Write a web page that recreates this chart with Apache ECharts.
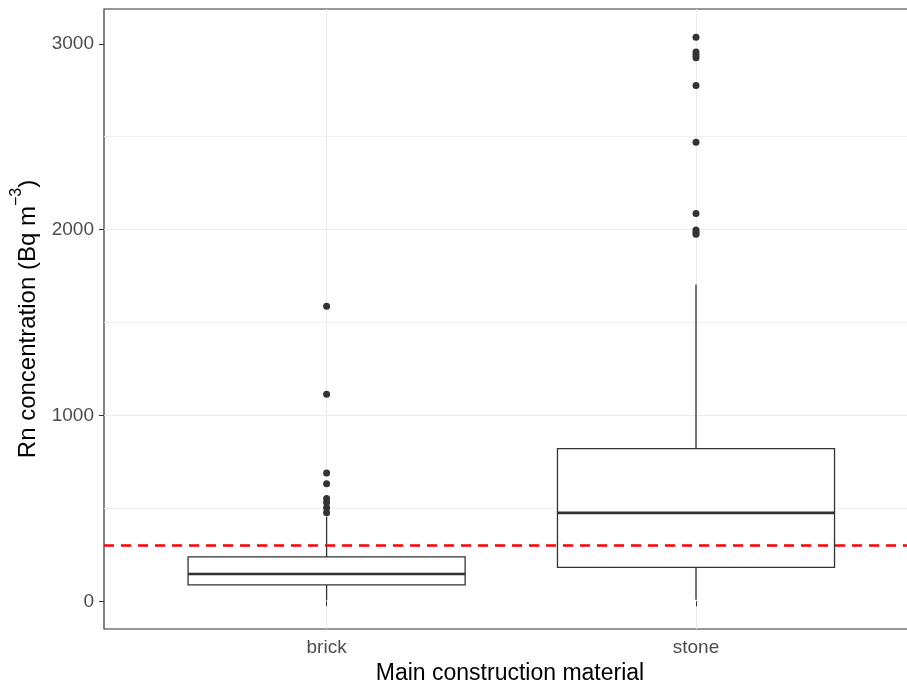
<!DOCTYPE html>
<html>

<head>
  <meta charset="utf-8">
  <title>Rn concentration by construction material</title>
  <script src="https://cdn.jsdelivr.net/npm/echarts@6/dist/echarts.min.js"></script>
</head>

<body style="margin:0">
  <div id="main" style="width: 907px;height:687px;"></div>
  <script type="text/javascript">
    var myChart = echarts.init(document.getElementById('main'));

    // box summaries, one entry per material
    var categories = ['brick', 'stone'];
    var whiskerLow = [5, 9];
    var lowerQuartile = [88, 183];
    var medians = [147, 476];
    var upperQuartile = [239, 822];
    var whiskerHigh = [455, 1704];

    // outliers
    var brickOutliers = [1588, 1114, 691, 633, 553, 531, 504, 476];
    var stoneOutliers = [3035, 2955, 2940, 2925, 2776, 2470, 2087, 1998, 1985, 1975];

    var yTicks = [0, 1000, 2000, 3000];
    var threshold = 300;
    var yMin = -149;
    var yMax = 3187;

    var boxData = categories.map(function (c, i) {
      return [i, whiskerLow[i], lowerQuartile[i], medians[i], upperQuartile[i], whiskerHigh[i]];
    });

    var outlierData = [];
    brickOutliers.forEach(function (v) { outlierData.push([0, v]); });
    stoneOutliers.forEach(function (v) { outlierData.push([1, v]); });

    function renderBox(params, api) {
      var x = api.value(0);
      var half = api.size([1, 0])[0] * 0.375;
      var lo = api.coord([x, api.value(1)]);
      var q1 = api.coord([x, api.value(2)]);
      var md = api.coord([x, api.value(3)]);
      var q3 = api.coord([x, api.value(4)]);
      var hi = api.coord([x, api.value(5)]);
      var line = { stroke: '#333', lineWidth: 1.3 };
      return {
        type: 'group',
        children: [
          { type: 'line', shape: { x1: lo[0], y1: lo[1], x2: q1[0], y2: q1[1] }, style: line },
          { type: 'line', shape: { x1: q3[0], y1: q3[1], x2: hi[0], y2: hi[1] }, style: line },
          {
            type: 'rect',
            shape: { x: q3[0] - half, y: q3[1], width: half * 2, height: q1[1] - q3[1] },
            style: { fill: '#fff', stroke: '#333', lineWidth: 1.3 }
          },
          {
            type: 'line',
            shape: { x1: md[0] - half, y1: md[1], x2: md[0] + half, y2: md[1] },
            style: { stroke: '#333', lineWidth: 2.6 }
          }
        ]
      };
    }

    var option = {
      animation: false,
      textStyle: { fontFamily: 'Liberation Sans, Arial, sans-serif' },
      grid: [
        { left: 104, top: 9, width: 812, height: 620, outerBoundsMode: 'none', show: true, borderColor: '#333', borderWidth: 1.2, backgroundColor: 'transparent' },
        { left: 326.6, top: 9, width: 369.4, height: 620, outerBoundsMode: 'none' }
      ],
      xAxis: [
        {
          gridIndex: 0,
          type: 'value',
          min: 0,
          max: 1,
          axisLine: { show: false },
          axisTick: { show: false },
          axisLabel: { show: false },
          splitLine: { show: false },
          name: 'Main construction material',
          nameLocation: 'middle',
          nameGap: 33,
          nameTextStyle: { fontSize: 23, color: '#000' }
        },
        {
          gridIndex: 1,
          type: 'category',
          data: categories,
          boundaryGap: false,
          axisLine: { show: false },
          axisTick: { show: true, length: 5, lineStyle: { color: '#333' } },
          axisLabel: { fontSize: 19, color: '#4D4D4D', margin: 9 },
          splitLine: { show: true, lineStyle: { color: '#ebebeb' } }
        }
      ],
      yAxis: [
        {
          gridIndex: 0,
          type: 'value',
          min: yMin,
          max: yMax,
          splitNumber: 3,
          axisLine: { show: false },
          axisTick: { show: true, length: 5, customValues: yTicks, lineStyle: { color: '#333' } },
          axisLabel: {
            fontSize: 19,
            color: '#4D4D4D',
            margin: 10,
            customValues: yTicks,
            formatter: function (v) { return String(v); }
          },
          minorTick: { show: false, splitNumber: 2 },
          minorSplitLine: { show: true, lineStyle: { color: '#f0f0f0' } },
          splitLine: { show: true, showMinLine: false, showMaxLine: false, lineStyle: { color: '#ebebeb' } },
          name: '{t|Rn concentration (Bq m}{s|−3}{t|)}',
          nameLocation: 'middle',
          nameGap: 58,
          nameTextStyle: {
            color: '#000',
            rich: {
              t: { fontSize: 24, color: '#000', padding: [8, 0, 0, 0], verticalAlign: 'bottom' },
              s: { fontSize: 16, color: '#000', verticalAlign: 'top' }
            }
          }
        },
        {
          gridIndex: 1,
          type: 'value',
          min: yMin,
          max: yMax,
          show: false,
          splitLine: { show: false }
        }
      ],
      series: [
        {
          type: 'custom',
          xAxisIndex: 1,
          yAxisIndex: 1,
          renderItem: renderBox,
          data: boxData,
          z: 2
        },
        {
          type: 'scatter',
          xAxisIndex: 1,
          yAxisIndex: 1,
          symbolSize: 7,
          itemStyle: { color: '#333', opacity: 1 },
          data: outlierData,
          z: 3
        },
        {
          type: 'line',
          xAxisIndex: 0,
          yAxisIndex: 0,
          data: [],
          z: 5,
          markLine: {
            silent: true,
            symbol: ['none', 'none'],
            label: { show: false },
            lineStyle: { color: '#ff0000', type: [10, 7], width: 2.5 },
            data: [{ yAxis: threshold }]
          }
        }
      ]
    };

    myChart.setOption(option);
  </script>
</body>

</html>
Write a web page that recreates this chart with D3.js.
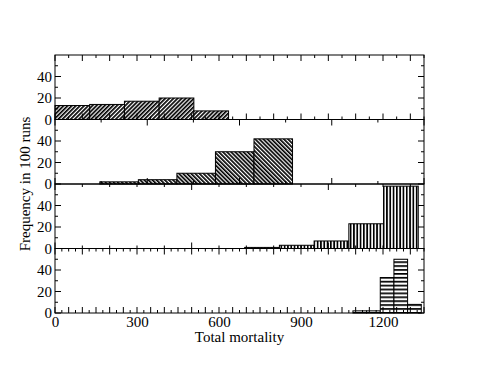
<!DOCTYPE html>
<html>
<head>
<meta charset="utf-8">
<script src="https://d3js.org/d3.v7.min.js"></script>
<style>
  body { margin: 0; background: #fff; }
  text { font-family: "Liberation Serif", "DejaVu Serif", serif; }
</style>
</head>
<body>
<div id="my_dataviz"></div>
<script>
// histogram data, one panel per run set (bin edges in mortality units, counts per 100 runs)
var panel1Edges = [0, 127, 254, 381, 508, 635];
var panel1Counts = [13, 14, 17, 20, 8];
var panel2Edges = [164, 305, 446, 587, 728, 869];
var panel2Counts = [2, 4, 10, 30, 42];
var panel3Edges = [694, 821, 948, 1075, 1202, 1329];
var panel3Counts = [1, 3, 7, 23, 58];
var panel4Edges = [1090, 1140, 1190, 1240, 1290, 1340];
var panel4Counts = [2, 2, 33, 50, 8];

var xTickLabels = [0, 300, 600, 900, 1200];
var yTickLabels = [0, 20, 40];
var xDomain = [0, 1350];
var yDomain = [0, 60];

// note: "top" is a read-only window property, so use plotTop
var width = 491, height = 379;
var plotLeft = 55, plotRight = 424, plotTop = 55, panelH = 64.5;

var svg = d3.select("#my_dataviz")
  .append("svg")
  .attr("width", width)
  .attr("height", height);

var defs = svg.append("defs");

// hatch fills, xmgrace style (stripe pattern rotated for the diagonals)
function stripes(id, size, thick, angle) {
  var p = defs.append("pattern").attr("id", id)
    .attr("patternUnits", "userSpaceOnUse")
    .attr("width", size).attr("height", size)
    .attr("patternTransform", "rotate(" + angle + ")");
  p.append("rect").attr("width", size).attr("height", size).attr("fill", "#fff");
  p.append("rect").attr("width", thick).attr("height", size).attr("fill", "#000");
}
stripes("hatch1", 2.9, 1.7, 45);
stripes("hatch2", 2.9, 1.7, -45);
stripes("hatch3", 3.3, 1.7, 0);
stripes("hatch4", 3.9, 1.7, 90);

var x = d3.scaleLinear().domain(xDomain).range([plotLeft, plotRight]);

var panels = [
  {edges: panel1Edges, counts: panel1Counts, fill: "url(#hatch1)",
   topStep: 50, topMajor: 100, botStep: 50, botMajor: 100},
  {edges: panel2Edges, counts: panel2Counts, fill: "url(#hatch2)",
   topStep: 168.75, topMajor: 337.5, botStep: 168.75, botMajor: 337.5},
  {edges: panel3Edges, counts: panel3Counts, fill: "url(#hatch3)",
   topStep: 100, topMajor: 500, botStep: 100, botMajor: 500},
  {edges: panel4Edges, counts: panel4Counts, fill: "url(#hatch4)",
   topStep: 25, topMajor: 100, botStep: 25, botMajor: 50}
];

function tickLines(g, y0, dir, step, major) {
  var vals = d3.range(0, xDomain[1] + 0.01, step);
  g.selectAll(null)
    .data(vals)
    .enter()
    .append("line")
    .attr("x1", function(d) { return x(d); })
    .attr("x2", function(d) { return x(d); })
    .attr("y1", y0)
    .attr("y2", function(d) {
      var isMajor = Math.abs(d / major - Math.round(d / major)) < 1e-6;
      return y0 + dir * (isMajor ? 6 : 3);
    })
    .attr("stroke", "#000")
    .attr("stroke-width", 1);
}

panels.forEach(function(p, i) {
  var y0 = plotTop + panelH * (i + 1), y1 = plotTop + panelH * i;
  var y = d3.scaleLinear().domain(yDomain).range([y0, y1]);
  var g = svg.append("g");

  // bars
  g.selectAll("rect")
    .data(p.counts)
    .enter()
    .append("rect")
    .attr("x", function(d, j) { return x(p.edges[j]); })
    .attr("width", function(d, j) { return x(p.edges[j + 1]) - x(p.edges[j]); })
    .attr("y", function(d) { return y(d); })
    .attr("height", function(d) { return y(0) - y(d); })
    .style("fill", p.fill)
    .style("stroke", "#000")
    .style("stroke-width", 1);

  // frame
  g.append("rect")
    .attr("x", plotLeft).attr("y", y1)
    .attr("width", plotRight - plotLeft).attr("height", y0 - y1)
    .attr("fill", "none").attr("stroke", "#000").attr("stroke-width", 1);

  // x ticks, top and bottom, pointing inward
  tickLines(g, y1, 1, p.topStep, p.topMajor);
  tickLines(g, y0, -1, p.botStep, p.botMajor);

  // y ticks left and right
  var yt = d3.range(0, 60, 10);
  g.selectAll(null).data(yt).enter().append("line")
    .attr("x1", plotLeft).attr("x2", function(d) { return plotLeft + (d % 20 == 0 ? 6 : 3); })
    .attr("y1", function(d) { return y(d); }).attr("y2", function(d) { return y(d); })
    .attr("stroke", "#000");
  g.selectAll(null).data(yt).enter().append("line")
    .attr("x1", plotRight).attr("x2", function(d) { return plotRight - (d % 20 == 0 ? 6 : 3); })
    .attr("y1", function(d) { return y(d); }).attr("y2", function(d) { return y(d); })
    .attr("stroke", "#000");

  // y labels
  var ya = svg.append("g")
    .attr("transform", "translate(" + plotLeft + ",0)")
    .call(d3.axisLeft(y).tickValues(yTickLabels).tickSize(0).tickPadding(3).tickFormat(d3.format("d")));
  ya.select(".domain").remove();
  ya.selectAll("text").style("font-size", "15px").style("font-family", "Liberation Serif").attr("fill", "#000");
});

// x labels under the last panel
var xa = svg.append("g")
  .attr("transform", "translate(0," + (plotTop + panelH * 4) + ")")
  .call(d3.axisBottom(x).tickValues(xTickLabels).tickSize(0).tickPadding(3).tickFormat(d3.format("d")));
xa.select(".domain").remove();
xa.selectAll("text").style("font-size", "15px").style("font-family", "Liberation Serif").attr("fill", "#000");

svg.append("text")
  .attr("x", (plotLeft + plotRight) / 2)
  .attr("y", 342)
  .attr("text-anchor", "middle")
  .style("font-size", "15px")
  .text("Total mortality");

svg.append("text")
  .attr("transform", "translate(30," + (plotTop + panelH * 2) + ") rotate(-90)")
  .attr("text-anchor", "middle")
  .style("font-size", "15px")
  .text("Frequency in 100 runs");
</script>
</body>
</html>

__Aim of the exercise__: Retype the lines above exactly as they appear, from the line containing "Write a web page that recreates this chart with D3.js." through the line containing "var plotLeft = 55, plotRight", and leave out any pictures.

__Answer to this task__:
Write a web page that recreates this chart with D3.js.
<!DOCTYPE html>
<html>
<head>
<meta charset="utf-8">
<script src="https://d3js.org/d3.v7.min.js"></script>
<style>
  body { margin: 0; background: #fff; }
  text { font-family: "Liberation Serif", "DejaVu Serif", serif; }
</style>
</head>
<body>
<div id="my_dataviz"></div>
<script>
// histogram data, one panel per run set (bin edges in mortality units, counts per 100 runs)
var panel1Edges = [0, 127, 254, 381, 508, 635];
var panel1Counts = [13, 14, 17, 20, 8];
var panel2Edges = [164, 305, 446, 587, 728, 869];
var panel2Counts = [2, 4, 10, 30, 42];
var panel3Edges = [694, 821, 948, 1075, 1202, 1329];
var panel3Counts = [1, 3, 7, 23, 58];
var panel4Edges = [1090, 1140, 1190, 1240, 1290, 1340];
var panel4Counts = [2, 2, 33, 50, 8];

var xTickLabels = [0, 300, 600, 900, 1200];
var yTickLabels = [0, 20, 40];
var xDomain = [0, 1350];
var yDomain = [0, 60];

// note: "top" is a read-only window property, so use plotTop
var width = 491, height = 379;
var plotLeft = 55, plotRight = 424, plotTop = 55, panelH = 64.5;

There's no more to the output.